U.S. v. Ajayi

Federal 7th Circuit Court
Criminal Court
Fraud
Citation
Case Number: 
No. 14-2183
Decision Date: 
December 11, 2015
Federal District: 
N.D. Ill., E. Div.
Holding: 
Affirmed and vacated in part and remanded

Record contained sufficient evidence to establish defendant’s guilty verdict on bank fraud and money laundering charges stemming from defendant’s deposit of $344,657.84 altered check and subsequent withdrawals of $171,000 from bank. While defendant argued that record failed to contain evidence that he knew check had been altered, jury could find that defendant knowingly deposited fraudulent check, where: (1) check was deposited via ATM machine instead of bank teller; (2) defendant made several withdrawals totaling $171,000 from different bank branches within 5-day period; and (3) defendant indicated that he was only expecting $45,000 check and yet received and cashed check for almost $350,000. Moreover, jury could look to defendant’s conduct after deposit of check to establish his knowledge about fraudulent scheme to cash bogus check.

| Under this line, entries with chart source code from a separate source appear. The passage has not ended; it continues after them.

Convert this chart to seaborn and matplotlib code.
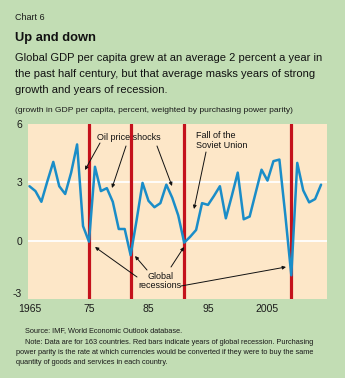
import matplotlib
matplotlib.use("Agg")
import matplotlib.pyplot as plt
import matplotlib.patches as mpatches
import seaborn as sns
import pandas as pd

years = list(range(1965, 2015))
growth = [2.8, 2.55, 2.0, 3.05, 4.05, 2.8, 2.4, 3.5, 4.95, 0.75,
          -0.05, 3.8, 2.55, 2.7, 2.0, 0.6, 0.6, -0.75, 1.05, 2.97,
          2.05, 1.72, 1.93, 2.88, 2.2, 1.3, -0.1, 0.2, 0.55, 1.93,
          1.84, 2.3, 2.8, 1.15, 2.3, 3.5, 1.1, 1.24, 2.45, 3.65,
          3.09, 4.09, 4.17, 1.3, -1.78, 4.0, 2.59, 1.97, 2.14, 2.88]
recession_years = [1975, 1982, 1991, 2009]
ytick_vals = [-3, 0, 3, 6]
ytick_labels = ["-3", "0", "3", "6"]
xtick_major = [1965, 1975, 1985, 1995, 2005]
xtick_labels = ["1965", "75", "85", "95", "2005"]

GREEN = "#c2ddb4"
PEACH = "#fde7c8"
BLUE = "#1a8dc8"
RED = "#c4121c"
INK = "#1a1a1a"

sns.set_style("white")
plt.rcParams['font.family'] = ['Liberation Sans', 'DejaVu Sans']

W, H = 345, 378
fig = plt.figure(figsize=(W / 100, H / 100), dpi=100, facecolor=GREEN)

def fx(px):
    return px / W

def fy(py):
    return 1 - py / H

ax = fig.add_axes([fx(27.7), fy(299), (326.7 - 27.7) / W, (299 - 124) / H])
ax.set_facecolor(PEACH)
for s in ax.spines.values():
    s.set_visible(False)

df = pd.DataFrame({"year": years, "growth": growth})

for yv in [0, 3]:
    ax.axhline(yv, color="white", lw=1.3, zorder=1)
for ry in recession_years:
    ax.axvline(ry, color=RED, lw=2.3, zorder=2)

sns.lineplot(data=df, x="year", y="growth", ax=ax, color=BLUE, lw=1.8, zorder=3)

ax.set_xlim(1964.7, 2014.95)
ax.set_ylim(-3, 6)
ax.set_xlabel("")
ax.set_ylabel("")
ax.set_yticks(ytick_vals)
ax.set_yticklabels(ytick_labels)
ax.set_xticks(xtick_major)
ax.set_xticklabels(xtick_labels)
ax.set_xticks(years, minor=True)
ax.tick_params(axis="y", length=0, pad=4, labelsize=7.5, labelcolor=INK)
ax.tick_params(axis="x", which="major", direction="in", length=5, width=0.8,
               color="#444444", pad=3.5, labelsize=7.5, labelcolor=INK)
ax.tick_params(axis="x", which="minor", direction="in", length=3, width=0.8,
               color="#444444")
for lab in ax.get_yticklabels():
    if lab.get_text() == "-3":
        lab.set_verticalalignment("bottom")

# Titles
fig.text(fx(15), fy(17), "Chart 6", fontsize=6.5, va="center", ha="left", color=INK)
fig.text(fx(15), fy(38), "Up and down", fontsize=9.3, fontweight="bold",
         va="center", ha="left", color="#111111")
sub = ["Global GDP per capita grew at an average 2 percent a year in",
       "the past half century, but that average masks years of strong",
       "growth and years of recession."]
for i, line in enumerate(sub):
    fig.text(fx(15), fy(58 + 16 * i), line, fontsize=8.0, va="center", ha="left", color="#111111")
fig.text(fx(15), fy(110), "(growth in GDP per capita, percent, weighted by purchasing power parity)",
         fontsize=6.1, va="center", ha="left", color=INK)

# Footer
fig.text(fx(25), fy(331), "Source: IMF, World Economic Outlook database.",
         fontsize=5.3, va="center", ha="left", color=INK)
foot = [(25, 342, "Note: Data are for 163 countries. Red bars indicate years of global recession. Purchasing"),
        (16, 352, "power parity is the rate at which currencies would be converted if they were to buy the same"),
        (16, 362, "quantity of goods and services in each country.")]
for x0, y0, t in foot:
    fig.text(fx(x0), fy(y0), t, fontsize=5.3, va="center", ha="left", color=INK)

# Annotations
akw = dict(arrowstyle="-|>", color="#111111", lw=0.7, mutation_scale=5, shrinkA=0, shrinkB=0)

def arrow(x0, y0, x1, y1):
    fig.add_artist(mpatches.FancyArrowPatch((fx(x0), fy(y0)), (fx(x1), fy(y1)),
                                            transform=fig.transFigure, **akw))

fig.text(fx(129), fy(137), "Oil price shocks", fontsize=6.5, ha="center", va="center", color="#111111")
for a in [(100, 143, 85, 170), (126, 146, 112, 188), (157, 146, 172, 186)]:
    arrow(*a)
fig.text(fx(160), fy(281), "Global\nrecessions", fontsize=6.5, ha="center", va="center",
         linespacing=1.1, color="#111111")
for a in [(137, 277, 95, 247), (147, 270, 135, 256), (171, 267, 184, 247), (181, 286, 286, 267)]:
    arrow(*a)
fig.text(fx(196), fy(140.5), "Fall of the\nSoviet Union", fontsize=6.5, ha="left", va="center",
         linespacing=1.1, color="#111111")
arrow(206, 152, 194, 209)

fig.savefig("out.png", dpi=100, facecolor=GREEN)
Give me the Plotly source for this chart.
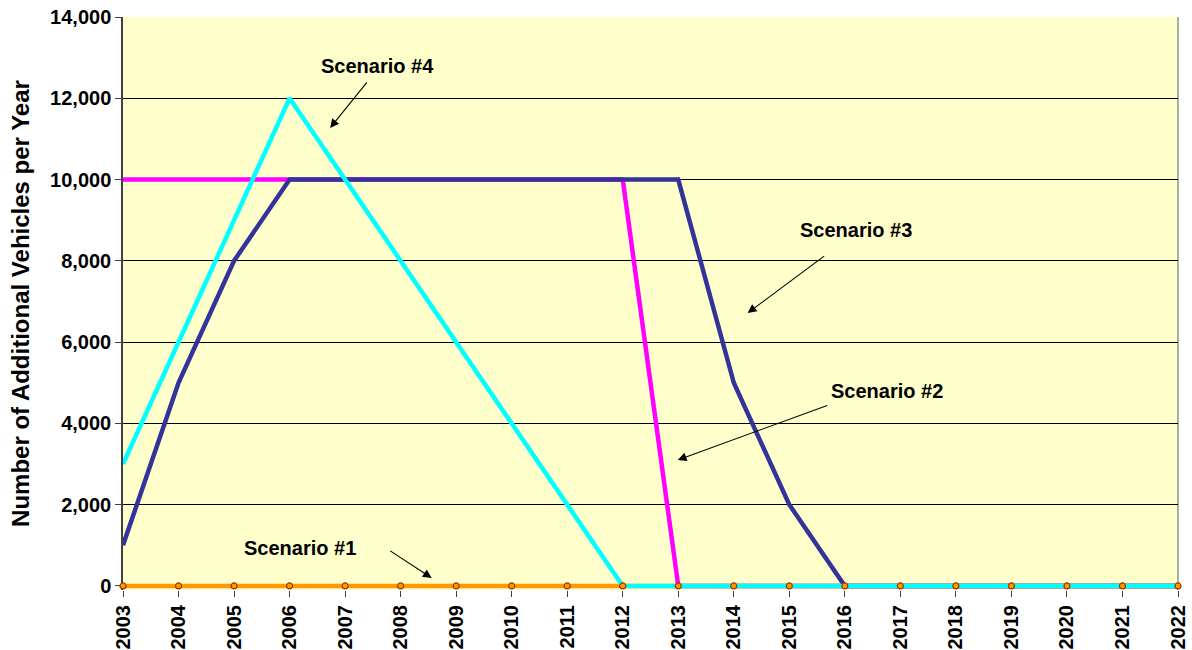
import plotly.graph_objects as go

years = list(range(2003, 2023))
scenario_1 = [0] * 20
scenario_2 = [10000] * 10 + [0] * 10
scenario_3 = [1000, 5000, 8000, 10000, 10000, 10000, 10000, 10000, 10000, 10000,
              10000, 5000, 2000, 0, 0, 0, 0, 0, 0, 0]
scenario_4 = [3000, 6000, 9000, 12000, 10000, 8000, 6000, 4000, 2000, 0,
              0, 0, 0, 0, 0, 0, 0, 0, 0, 0]
y_ticks = [0, 2000, 4000, 6000, 8000, 10000, 12000, 14000]

fig = go.Figure()
line_w = 4.5
fig.add_trace(go.Scatter(x=years, y=scenario_1, mode="lines",
                         line=dict(color="#FF9900", width=line_w), cliponaxis=False))
fig.add_trace(go.Scatter(x=years, y=scenario_2, mode="lines",
                         line=dict(color="#FF00FF", width=line_w), cliponaxis=False))
fig.add_trace(go.Scatter(x=years, y=scenario_3, mode="lines",
                         line=dict(color="#333399", width=line_w), cliponaxis=False))
fig.add_trace(go.Scatter(x=years, y=scenario_4, mode="lines",
                         line=dict(color="#00FFFF", width=line_w), cliponaxis=False))
fig.add_trace(go.Scatter(x=years, y=scenario_1, mode="markers",
                         marker=dict(color="#FF9900", size=6,
                                     line=dict(color="#993300", width=1.2)),
                         cliponaxis=False))

font_bold = "Liberation Sans, Arial, sans-serif"

# Labels with pointer arrows: (text, text x, text y, tip x, tip y, ax, ay)
labels = [
    ("Scenario #4", 2007.59, 12795, 2006.73, 11270, 38, -47),
    ("Scenario #3", 2016.2, 8760, 2014.25, 6717, 78, -58),
    ("Scenario #2", 2016.76, 4798, 2012.99, 3100, 151, -55),
    ("Scenario #1", 2006.19, 935, 2008.56, 197, -43, -28),
]
for text, tx, ty, hx, hy, ax, ay in labels:
    fig.add_annotation(x=tx, y=ty, text="<b>%s</b>" % text, showarrow=False,
                       font=dict(family=font_bold, size=20, color="black"))
    fig.add_annotation(x=hx, y=hy, text="", showarrow=True, ax=ax, ay=ay,
                       arrowhead=2, arrowsize=1.6, arrowwidth=1.1,
                       arrowcolor="black", standoff=0)

# Right-hand border of the plot area
fig.add_shape(type="line", xref="paper", yref="paper", x0=1, x1=1, y0=0, y1=1,
              line=dict(color="#909090", width=1.5), layer="below")

fig.update_layout(
    width=1192, height=650,
    margin=dict(l=123, r=14, t=17, b=60),
    paper_bgcolor="white", plot_bgcolor="#FFFFCC",
    showlegend=False,
    font=dict(family=font_bold, color="black"),
)
fig.update_xaxes(
    range=[2003, 2022], tickmode="array", tickvals=years,
    ticktext=["<b>%d</b>" % y for y in years],
    tickangle=-90, tickfont=dict(size=20, family=font_bold),
    ticks="outside", ticklen=6, tickcolor="#404040",
    showgrid=False, zeroline=False, automargin=False, layer="below traces",
    showline=False,
)
fig.update_yaxes(
    range=[-100, 14000], tickmode="array", tickvals=y_ticks,
    ticktext=["<b>{:,}</b>".format(v) for v in y_ticks],
    tickfont=dict(size=20, family=font_bold),
    ticks="outside", ticklen=6, tickcolor="#404040",
    showgrid=True, gridcolor="#000000", gridwidth=0.8,
    zeroline=False, showline=True, linecolor="#404040", linewidth=1.5,
    automargin=False, layer="below traces",
    title=dict(text="<b>Number of Additional Vehicles per Year</b>",
               font=dict(size=24, family=font_bold), standoff=14),
)

fig.write_html("out.html")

Fact that jury instruction did not define term “scheme” did not constitute plain error, where jury was informed that it was required to find beyond reasonable doubt that defendant made misrepresentation, and that scheme involved materially false or fraudulent promise. Ct., though, vacated four counts of bank fraud charges, where they were based only on subsequent withdrawals from defendant’s bank account, since bank fraud charge was completed when bank released entire funds from check to defendant’s account, and subsequent withdrawals were dependent on initial release of funds.